Over the weekend I caught up a bit on my reading. One thing that caught my eye in reading the parliamentary debates on the Second Reading of the Finance Bill was a comment by the Financial Secretary to the Treasury, John Healey, on small businesses. He said:

“The UK has 4.3 million small businesses. Of those, more than three quarters are self-employed. They do not pay corporation tax and are not affected by the changes in the Budget. Of those that remain about a quarter do not pay any corporation tax because they do not declare profits. Of those that remain, we estimate that the majority have incorporated with the purpose of reducing their tax and national insurance liabilities.”

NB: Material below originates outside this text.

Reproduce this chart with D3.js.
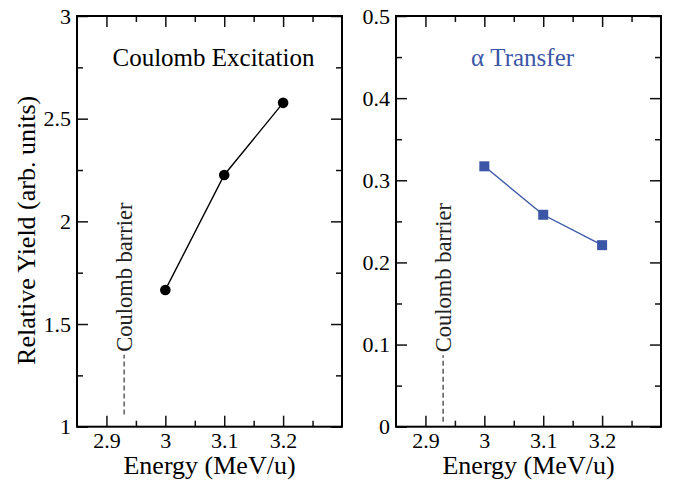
<!DOCTYPE html>
<html>
<head>
<meta charset="utf-8">
<script src="https://cdn.jsdelivr.net/npm/d3@7"></script>
<style>
  html, body { margin: 0; padding: 0; background: #fff; }
  svg, svg text { font-family: "Liberation Serif", "Times New Roman", serif; }
  svg { display: block; }
  .tick-label text { font-size: 22px; fill: #000; }
  .axis-title { font-size: 26px; fill: #000; }
  .panel-title { font-size: 25px; }
  .barrier-label { font-size: 22.5px; fill: #222; }
</style>
</head>
<body>
<div id="chart"></div>
<script>
// data
const energies = [3.0, 3.1, 3.2];
const coulexYield = [1.666, 2.226, 2.577];
const transferYield = [0.317, 0.258, 0.221];
const barrierEnergy = 2.93;

const xTicks = [2.9, 3.0, 3.1, 3.2];
const xMinorTicks = [2.95, 3.05, 3.15, 3.25];
const coulexYTicks = [1, 1.5, 2, 2.5, 3];
const coulexYMinor = [1.25, 1.75, 2.25, 2.75];
const transferYTicks = [0, 0.1, 0.2, 0.3, 0.4, 0.5];
const transferYMinor = [0.05, 0.15, 0.25, 0.35, 0.45];

const width = 675;
const height = 480;
const plotTop = 16;
const plotBottom = 426.7;
const majorLen = 11;
const minorLen = 6;

const fmt = d3.format("~g");

const svg = d3.select("#chart").append("svg")
  .attr("width", width)
  .attr("height", height)
  .attr("viewBox", [0, 0, width, height]);

function drawPanel({ left, right, yDomain, yTicks, yMinor, values, title, color, marker, barrier, titleShift }) {
  const x = d3.scaleLinear().domain([2.85, 3.3]).range([left, right]);
  const y = d3.scaleLinear().domain(yDomain).range([plotBottom, plotTop]);
  const g = svg.append("g");

  // major ticks, inward on all four sides; labels only bottom and left
  const axes = [
    [d3.axisBottom(x).tickValues(xTicks), `translate(0,${plotBottom})`, true, majorLen],
    [d3.axisTop(x).tickValues(xTicks), `translate(0,${plotTop})`, false, majorLen],
    [d3.axisLeft(y).tickValues(yTicks), `translate(${left},0)`, true, majorLen],
    [d3.axisRight(y).tickValues(yTicks), `translate(${right},0)`, false, majorLen],
    [d3.axisBottom(x).tickValues(xMinorTicks), `translate(0,${plotBottom})`, false, minorLen],
    [d3.axisTop(x).tickValues(xMinorTicks), `translate(0,${plotTop})`, false, minorLen],
    [d3.axisLeft(y).tickValues(yMinor), `translate(${left},0)`, false, minorLen],
    [d3.axisRight(y).tickValues(yMinor), `translate(${right},0)`, false, minorLen],
  ];
  axes.forEach(([axis, tr, labels, len]) => {
    g.append("g")
      .attr("class", "tick-label")
      .attr("transform", tr)
      .call(axis.tickSizeInner(-len).tickSizeOuter(0).tickPadding(6).tickFormat(fmt))
      .attr("font-family", null)
      .attr("font-size", null)
      .call((a) => a.select(".domain").remove())
      .call((a) => a.selectAll("line").attr("stroke", "#111").attr("stroke-width", 1.5))
      .call((a) => { if (!labels) a.selectAll("text").remove(); });
  });

  // frame
  g.append("rect")
    .attr("x", left)
    .attr("y", plotTop)
    .attr("width", right - left)
    .attr("height", plotBottom - plotTop)
    .attr("fill", "none")
    .attr("stroke", "#000")
    .attr("stroke-width", 2);

  // coulomb barrier marker
  const bx = x(barrierEnergy);
  g.append("line")
    .attr("x1", bx).attr("x2", bx)
    .attr("y1", y(barrier[0])).attr("y2", y(barrier[1]))
    .attr("stroke", "#333")
    .attr("stroke-width", 1.2)
    .attr("stroke-dasharray", "5,3");
  g.append("text")
    .attr("class", "barrier-label")
    .attr("transform", `translate(${bx},${y(barrier[1]) - 3})rotate(-90)`)
    .attr("dy", "0.35em")
    .text("Coulomb barrier");

  // data
  const pts = energies.map((e, i) => [x(e), y(values[i])]);
  g.append("path")
    .attr("d", d3.line()(pts))
    .attr("fill", "none")
    .attr("stroke", color)
    .attr("stroke-width", 1.4);

  if (marker === "circle") {
    g.selectAll(".pt").data(pts).join("circle")
      .attr("cx", (d) => d[0]).attr("cy", (d) => d[1])
      .attr("r", 5.3).attr("fill", color);
  } else {
    g.selectAll(".pt").data(pts).join("rect")
      .attr("x", (d) => d[0] - 5).attr("y", (d) => d[1] - 5)
      .attr("width", 10).attr("height", 10).attr("fill", color);
  }

  g.append("text")
    .attr("class", "panel-title")
    .attr("x", (left + right) / 2 + titleShift)
    .attr("y", 66)
    .attr("text-anchor", "middle")
    .attr("fill", color)
    .text(title);

  g.append("text")
    .attr("class", "axis-title")
    .attr("x", (left + right) / 2)
    .attr("y", 474)
    .attr("text-anchor", "middle")
    .text("Energy (MeV/u)");
}

drawPanel({
  left: 77, right: 342,
  yDomain: [1, 3], yTicks: coulexYTicks, yMinor: coulexYMinor,
  values: coulexYield,
  title: "Coulomb Excitation", color: "#000", marker: "circle",
  barrier: [1.06, 1.35], titleShift: 4,
});

drawPanel({
  left: 396, right: 661,
  yDomain: [0, 0.5], yTicks: transferYTicks, yMinor: transferYMinor,
  values: transferYield,
  title: "\u03b1 Transfer", color: "#3b56a6", marker: "square",
  barrier: [0.006, 0.087], titleShift: -6,
});

svg.append("text")
  .attr("class", "axis-title")
  .attr("transform", `translate(35,${(plotTop + plotBottom) / 2 + 9})rotate(-90)`)
  .attr("text-anchor", "middle")
  .text("Relative Yield (arb. units)");
</script>
</body>
</html>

That seems an extraordinary statistic:

Unincorporated businesses 1,075,000

Small companies not generating

any profits or making losses 806,000

Small companies that have incorporated

solely for tax avoidance purposes 1,210,000*

Small companies that have incorporated

in order to obtain limited liability or for

some other commercial purpose 1,209,000*

Total UK small businesses 4,300,000

I have taken “the majority” to mean just over half, so the number of “genuine” incorporations of profit-making businesses may well be significantly lower than £1.2m – although some of the non-profit generating businesses may of course be profitable businesses that distribute the whole of their profits to their proprietors by way of salary.

For most government purposes a small business is one that has less than 50 employees and a turnover of less than £5.6 million.

The above figures suggest that if tax avoidance could be abolished (which it can’t be) only around a quarter of all small businesses would choose to operate as limited companies. I find this amazing. It is also alien to my personal experience, which is that the vast majority of small companies that I have come across have incorporated to obtain the benefit of limited liability, to be able to give senior employees an interest in the business, or to segregate activities into different entities.

Of course in the fast growing IT industry, many have incorporated because the large computer companies, most of whom do work for the government, are unwilling to deal with PAYE and NIC as unpaid tax collectors for the government, and the government, in particular the Treasury and HMRC, have been unwilling to make a stand and require its own IT contractors only to use their own employees to fulfil government contracts. I am unclear whether Mr Healey regards small companies set up to enable the proprietor to obtain work from government contractors as falling within the tax avoidance or commercial category. As it is really government sponsored tax avoidance I suspect it is the former.

The other extraordinary thing is that over the last 10 years the government have directed the vast majority of its small business incentives towards companies – indeed to such an extent that many commentators and advisers were convinced that the government was seeking to discourage unincorporated businesses completely.

It seems an extraordinarily odd policy to hand out benefits to 1.2m avid tax avoiders in order to benefit a smaller number of genuine businesses. It seems an equally strange policy to choose to incentivise only around half of all genuine small businesses (Incentives that relieve the corporation tax burden have no effect on companies that do not make profits so cannot impact on that 800,000). Yet this is what Mr Healey’s figure suggests that Gordon Brown has consistently chosen to do.